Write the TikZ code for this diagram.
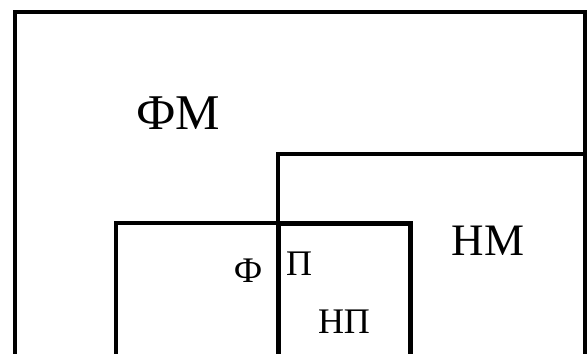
\documentclass[tikz,border=0pt]{standalone}
\usepackage{fontspec}
\setmainfont{Liberation Serif}
\usetikzlibrary{positioning}
\tikzset{
    % Frames
    set frame/.style={draw=black,line width=3.5pt,line join=miter},
    part frame/.style={set frame,line width=5pt},
    %
    % Labels
    big label/.style={anchor=base,inner sep=0pt,font=\fontsize{50}{50}\selectfont},
    mid label/.style={anchor=base,inner sep=0pt,font=\fontsize{45}{45}\selectfont},
    small label/.style={anchor=base,inner sep=0pt,font=\fontsize{36}{36}\selectfont}
}

\begin{document}
\begin{tikzpicture}[x=1pt,y=-1pt]
    \useasboundingbox (0,0) rectangle (588,353);
    \clip (0,0) rectangle (588,353);

    \draw[set frame] (15,12) rectangle (585,400);
    \draw[set frame] (278,154) rectangle (585,400);
    \draw[set frame] (116,223) rectangle (278,400);
    \draw[part frame] (278,223) rectangle (410,400);

    \node[big label] (fm) at (178,129) {ФМ};
    \node[mid label] (nm) at (488,255) {НМ};
    \node[small label] (f) at (248,282) {Ф};
    \node[small label] (p) at (299,275) {П};
    \node[small label] (np) at (344,333) {НП};
\end{tikzpicture}
\end{document}
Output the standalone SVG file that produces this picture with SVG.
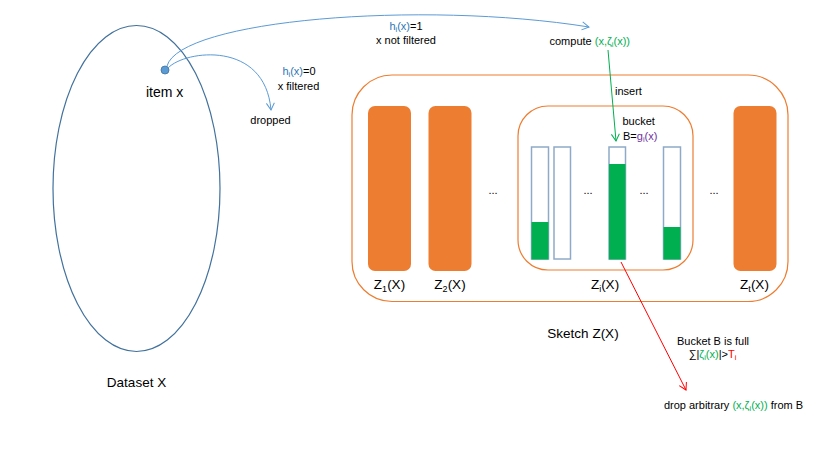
<svg xmlns="http://www.w3.org/2000/svg" width="830" height="467" viewBox="0 0 830 467">
<style>
text{font-family:"Liberation Sans",Arial,sans-serif;fill:#000}
.s{font-size:11px}
.m{font-size:13.5px}
.c{text-anchor:middle}
.blue{fill:#2E75B6}
.green{fill:#00B050}
.purple{fill:#7030A0}
.red{fill:#FF0000}
.bar{fill:#ED7D31}
.bk{fill:#fff;stroke:#8FAAC8;stroke-width:1.5}
.gf{fill:#00B050}
</style>
<defs>
<marker id="ab" markerWidth="10" markerHeight="10" refX="8" refY="5" orient="auto" markerUnits="userSpaceOnUse"><path d="M1,1 L8,5 L1,9" fill="none" stroke="#5B9BD5" stroke-width="1"/></marker>
<marker id="ag" markerWidth="10" markerHeight="10" refX="8" refY="5" orient="auto" markerUnits="userSpaceOnUse"><path d="M1,1 L8,5 L1,9" fill="none" stroke="#00B050" stroke-width="1"/></marker>
<marker id="ar" markerWidth="10" markerHeight="10" refX="8" refY="5" orient="auto" markerUnits="userSpaceOnUse"><path d="M1,1 L8,5 L1,9" fill="none" stroke="#FF0000" stroke-width="1"/></marker>
</defs>

<g id="dataset">
<ellipse cx="136.5" cy="188.5" rx="83.5" ry="163" fill="none" stroke="#41719C" stroke-width="1.2"/>
<text class="m c" x="136.5" y="387">Dataset X</text>
</g>

<g id="item">
<circle cx="165" cy="70" r="4" fill="#5B9BD5" stroke="#41719C" stroke-width="0.8"/>
<text x="146" y="97" style="font-size:14px">item x</text>
</g>

<g id="dropped">
<text class="s c" x="270.5" y="124">dropped</text>
</g>

<g id="sketch">
<rect x="352" y="75" width="436" height="226.5" rx="40" ry="40" fill="none" stroke="#ED7D31" stroke-width="1.2"/>
<text class="m c" x="583" y="338">Sketch Z(X)</text>
</g>

<g id="z1">
<rect class="bar" x="368" y="106" width="43" height="165" rx="7"/>
<text class="m c" x="389.5" y="289">Z<tspan font-size="9" dy="3">1</tspan><tspan dy="-3">(X)</tspan></text>
</g>
<g id="z2">
<rect class="bar" x="428.5" y="106" width="43" height="165" rx="7"/>
<text class="m c" x="450" y="289">Z<tspan font-size="9" dy="3">2</tspan><tspan dy="-3">(X)</tspan></text>
</g>
<g id="zi">
<rect x="518" y="106" width="175" height="164" rx="30" ry="30" fill="none" stroke="#ED7D31" stroke-width="1.2"/>
<rect class="bk" x="531.5" y="147" width="17" height="112"/>
<rect class="gf" x="531.5" y="222" width="17" height="37.5"/>
<rect class="bk" x="554" y="147" width="16.5" height="112"/>
<rect class="bk" x="609" y="147" width="16.5" height="112"/>
<rect class="gf" x="609" y="164" width="16.5" height="95.5"/>
<rect class="bk" x="663.5" y="147" width="17" height="112"/>
<rect class="gf" x="663.5" y="227" width="17" height="32.5"/>
<text class="s c" x="588" y="194">...</text>
<text class="s c" x="644" y="194">...</text>
<text class="s" x="622.5" y="124.5">bucket</text>
<text class="s" x="623" y="139.5">B=<tspan class="purple">g<tspan font-size="7.5" dy="2">i</tspan><tspan dy="-2">(x)</tspan></tspan></text>
<text class="m c" x="605" y="289">Z<tspan font-size="9" dy="3">i</tspan><tspan dy="-3">(X)</tspan></text>
</g>
<g id="zt">
<rect class="bar" x="733.5" y="106" width="43" height="165" rx="7"/>
<text class="m c" x="754.5" y="289">Z<tspan font-size="9" dy="3">t</tspan><tspan dy="-3">(X)</tspan></text>
</g>
<g id="dots">
<text class="s c" x="493" y="194">...</text>
<text class="s c" x="714" y="194">...</text>
</g>

<g id="compute">
<text class="s" x="549.5" y="45">compute <tspan class="green">(x,ζ<tspan font-size="7.5" dy="2">i</tspan><tspan dy="-2">(x))</tspan></tspan></text>
</g>

<g id="full">
<text class="s c" x="713" y="344.5">Bucket B is full</text>
<text class="s c" x="712.5" y="358">∑|<tspan class="green">ζ<tspan font-size="7.5" dy="2">i</tspan><tspan dy="-2">(x)</tspan></tspan>|&gt;<tspan class="red">T<tspan font-size="7.5" dy="2">i</tspan></tspan></text>
<text class="s c" x="733.5" y="408.5">drop arbitrary <tspan class="green">(x,ζ<tspan font-size="7.5" dy="2">i</tspan><tspan dy="-2">(x))</tspan></tspan> from B</text>
</g>

<g id="connectors" fill="none">
<path d="M167,66 C180,20 420,0 589,27" stroke="#5B9BD5" stroke-width="1" marker-end="url(#ab)"/>
<path d="M168,68 C185,50 265,40 271,110" stroke="#5B9BD5" stroke-width="1" marker-end="url(#ab)"/>
<path d="M608,50 L616,141" stroke="#00B050" stroke-width="1" marker-end="url(#ag)"/>
<path d="M621,262 L686,390" stroke="#FF0000" stroke-width="1" marker-end="url(#ar)"/>
</g>

<g id="connector-labels">
<text class="s c" x="406" y="29.5"><tspan class="blue">h<tspan font-size="7.5" dy="2">i</tspan><tspan dy="-2">(x)</tspan></tspan>=1</text>
<text class="s c" x="406" y="44">x not filtered</text>
<text class="s c" x="299" y="75"><tspan class="blue">h<tspan font-size="7.5" dy="2">i</tspan><tspan dy="-2">(x)</tspan></tspan>=0</text>
<text class="s c" x="298.5" y="89.5">x filtered</text>
<text class="s" x="615" y="95">insert</text>
</g>
</svg>
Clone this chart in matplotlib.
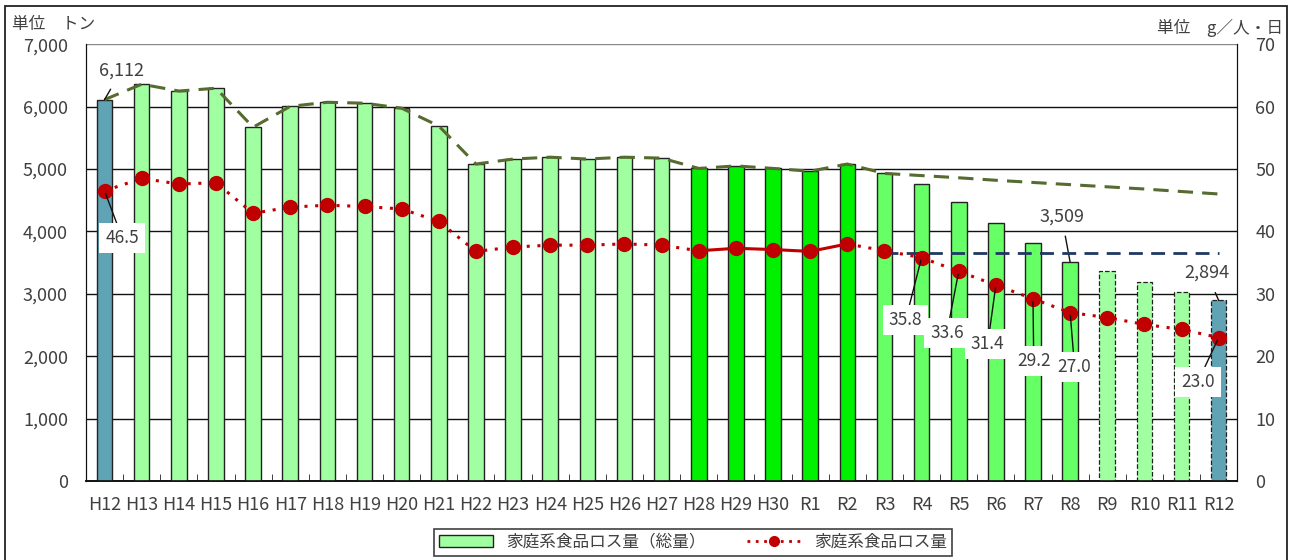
import matplotlib
matplotlib.use("Agg")
import matplotlib.pyplot as plt
from matplotlib.patches import Patch, Rectangle
from matplotlib.lines import Line2D

plt.rcParams['font.family'] = ['Noto Sans CJK JP', 'DejaVu Sans']

# 年度
years = ['H12', 'H13', 'H14', 'H15', 'H16', 'H17', 'H18', 'H19', 'H20', 'H21',
         'H22', 'H23', 'H24', 'H25', 'H26', 'H27', 'H28', 'H29', 'H30',
         'R1', 'R2', 'R3', 'R4', 'R5', 'R6', 'R7', 'R8', 'R9', 'R10', 'R11', 'R12']

# 家庭系食品ロス量（総量） トン
total_t = [6112, 6360, 6250, 6295, 5670, 6005, 6070, 6055, 5975, 5690,
           5080, 5160, 5190, 5160, 5190, 5175, 5010, 5050, 5010,
           4965, 5080, 4930, 4760, 4470, 4140, 3820, 3509, 3360, 3190, 3030, 2894]

# 推計ライン（トン）
trend_t = [6112, 6360, 6250, 6295, 5670, 6005, 6070, 6055, 5975, 5690,
           5080, 5160, 5190, 5160, 5190, 5175, 5010, 5050, 5010,
           4965, 5080, 4930, 4895, 4860, 4820, 4785, 4750, 4715, 4680, 4640, 4600]

# 家庭系食品ロス量 g/人・日
per_capita = [46.5, 48.5, 47.6, 47.8, 42.9, 43.9, 44.2, 44.0, 43.6, 41.6,
              36.8, 37.5, 37.8, 37.8, 38.0, 37.8, 36.9, 37.3, 37.1,
              36.8, 38.0, 36.9, 35.8, 33.6, 31.4, 29.2, 27.0, 26.2, 25.1, 24.3, 23.0]

base_level = 36.6  # R3 水準

teal = '#5FA3B5'
pale = '#A0FFA0'
bright = '#00F000'
mid = '#66FF66'
colors = ([teal] + [pale] * 15 + [bright] * 5 + [mid] * 6 + [pale] * 3 + [teal])
dashed_edge = [False] * 27 + [True] * 4

fig = plt.figure(figsize=(12.95, 5.6), dpi=100)
ax = fig.add_axes([0.0664, 0.141, 0.889, 0.780])
ax2 = ax.twinx()

x = list(range(len(years)))
for i in x:
    ax.bar(i, total_t[i], width=0.42, color=colors[i], edgecolor='#222222',
           linewidth=1.0 if not dashed_edge[i] else 0.9,
           linestyle='--' if dashed_edge[i] else '-', zorder=3)

ax.plot(x, trend_t, color='#556B2F', linestyle=(0, (5, 3)), linewidth=2.2, zorder=4)

ax.set_ylim(0, 7000)
ax.set_xlim(-0.5, len(years) - 0.5)
ax.set_yticks(range(0, 7001, 1000))
ax.set_yticklabels([f'{v:,}' for v in range(0, 7001, 1000)])
for v in range(1000, 7001, 1000):
    ax.axhline(v, color='#111111' if v < 7000 else '#888888', linewidth=1.0, zorder=1)

ax.set_xticks(x)
ax.set_xticklabels(years)
ax.set_xticks([i + 0.5 for i in x[:-1]], minor=True)
ax.tick_params(axis='x', which='major', length=0, pad=11, labelsize=13, colors='#404040')
ax.tick_params(axis='x', which='minor', length=5, direction='in', color='#222222')
ax.tick_params(axis='y', length=0, pad=13, labelsize=13, colors='#404040')

ax2.set_ylim(0, 70)
ax2.set_yticks(range(0, 71, 10))
ax2.tick_params(axis='y', length=0, pad=13, labelsize=13, colors='#404040')

for a in (ax, ax2):
    a.spines['top'].set_visible(False)
    a.spines['left'].set_color('#111111')
    a.spines['right'].set_color('#111111')
    a.spines['bottom'].set_color('#111111')
    a.spines['bottom'].set_linewidth(1.2)

red = '#C00000'
# 点線（H12～H28）、実線（H28～R2）、点線（R2～R12）
ax2.plot(x[:17], per_capita[:17], color=red, linestyle=(0, (1, 2.5)), linewidth=2.2, zorder=5)
ax2.plot(x[16:21], per_capita[16:21], color=red, linestyle='-', linewidth=2.2, zorder=5)
ax2.plot(x[20:], per_capita[20:], color=red, linestyle=(0, (1, 2.5)), linewidth=2.2, zorder=5)
ax2.plot(x, per_capita, linestyle='none', marker='o', markersize=10, color=red, zorder=6)

ax2.plot([21, 30], [base_level, base_level], color='#1F3864', linestyle=(0, (5, 3)),
         linewidth=2.0, zorder=4)

box = dict(boxstyle='square,pad=0.35', facecolor='white', edgecolor='none')
lead = dict(arrowstyle='-', color='#111111', linewidth=1.0, shrinkA=0, shrinkB=2)

# 値ラベル（g/人・日）
pc_labels = {0: (0.48, 38.9), 22: (21.57, 25.8), 23: (22.68, 23.7), 24: (23.78, 21.9),
             25: (25.02, 19.2), 26: (26.12, 18.3), 30: (29.44, 15.9)}
for i, (lx, ly) in pc_labels.items():
    ax2.annotate(f'{per_capita[i]:.1f}', xy=(i, per_capita[i]), xytext=(lx, ly),
                 ha='center', va='center', fontsize=12.5, color='#404040',
                 bbox=box, arrowprops=lead, zorder=8)

# 値ラベル（トン）
t_labels = {0: (0.46, 6584), 26: (25.77, 4245), 30: (29.68, 3332)}
for i, (lx, ly) in t_labels.items():
    ax.annotate(f'{total_t[i]:,}', xy=(i, total_t[i]), xytext=(lx, ly),
                ha='center', va='center', fontsize=13, color='#404040',
                arrowprops=dict(arrowstyle='-', color='#111111', linewidth=1.0,
                                shrinkA=6, shrinkB=0), zorder=8)

fig.text(0.009, 0.957, '単位　トン', fontsize=12, color='#404040', va='center')
fig.text(0.991, 0.950, '単位　g／人・日', fontsize=12, color='#404040', va='center', ha='right')

handles = [Patch(facecolor=pale, edgecolor='#222222', linewidth=1.0),
           Line2D([], [], color=red, linestyle=(0, (1, 2)), linewidth=2, marker='o',
                  markersize=7)]
leg = fig.legend(handles, ['家庭系食品ロス量（総量）', '家庭系食品ロス量'],
                 loc='center', bbox_to_anchor=(0.5353, 0.032), ncol=2,
                 fontsize=12, frameon=True, fancybox=False, edgecolor='#111111',
                 handlelength=3.2, handleheight=0.7, columnspacing=2.5,
                 borderpad=0.3)
leg.get_frame().set_linewidth(1.2)
for t in leg.get_texts():
    t.set_color('#404040')

fig.patches.append(Rectangle((0.004, -0.01), 0.990, 0.999, transform=fig.transFigure,
                             fill=False, edgecolor='#222222', linewidth=1.3))

fig.savefig('out.png', dpi=100)
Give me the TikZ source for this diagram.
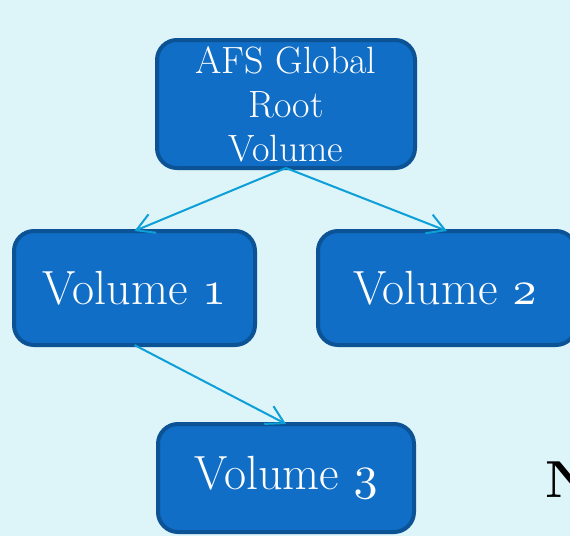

===============

** What you should do **
Taking the material above, give again exactly the lines from the one holding "Clone this chart in matplotlib." through the one holding "4680, 4640, 4600]", with both ends and without pictures.

** Result **
Clone this chart in matplotlib.
import matplotlib
matplotlib.use("Agg")
import matplotlib.pyplot as plt
from matplotlib.patches import Patch, Rectangle
from matplotlib.lines import Line2D

plt.rcParams['font.family'] = ['Noto Sans CJK JP', 'DejaVu Sans']

# 年度
years = ['H12', 'H13', 'H14', 'H15', 'H16', 'H17', 'H18', 'H19', 'H20', 'H21',
         'H22', 'H23', 'H24', 'H25', 'H26', 'H27', 'H28', 'H29', 'H30',
         'R1', 'R2', 'R3', 'R4', 'R5', 'R6', 'R7', 'R8', 'R9', 'R10', 'R11', 'R12']

# 家庭系食品ロス量（総量） トン
total_t = [6112, 6360, 6250, 6295, 5670, 6005, 6070, 6055, 5975, 5690,
           5080, 5160, 5190, 5160, 5190, 5175, 5010, 5050, 5010,
           4965, 5080, 4930, 4760, 4470, 4140, 3820, 3509, 3360, 3190, 3030, 2894]

# 推計ライン（トン）
trend_t = [6112, 6360, 6250, 6295, 5670, 6005, 6070, 6055, 5975, 5690,
           5080, 5160, 5190, 5160, 5190, 5175, 5010, 5050, 5010,
           4965, 5080, 4930, 4895, 4860, 4820, 4785, 4750, 4715, 4680, 4640, 4600]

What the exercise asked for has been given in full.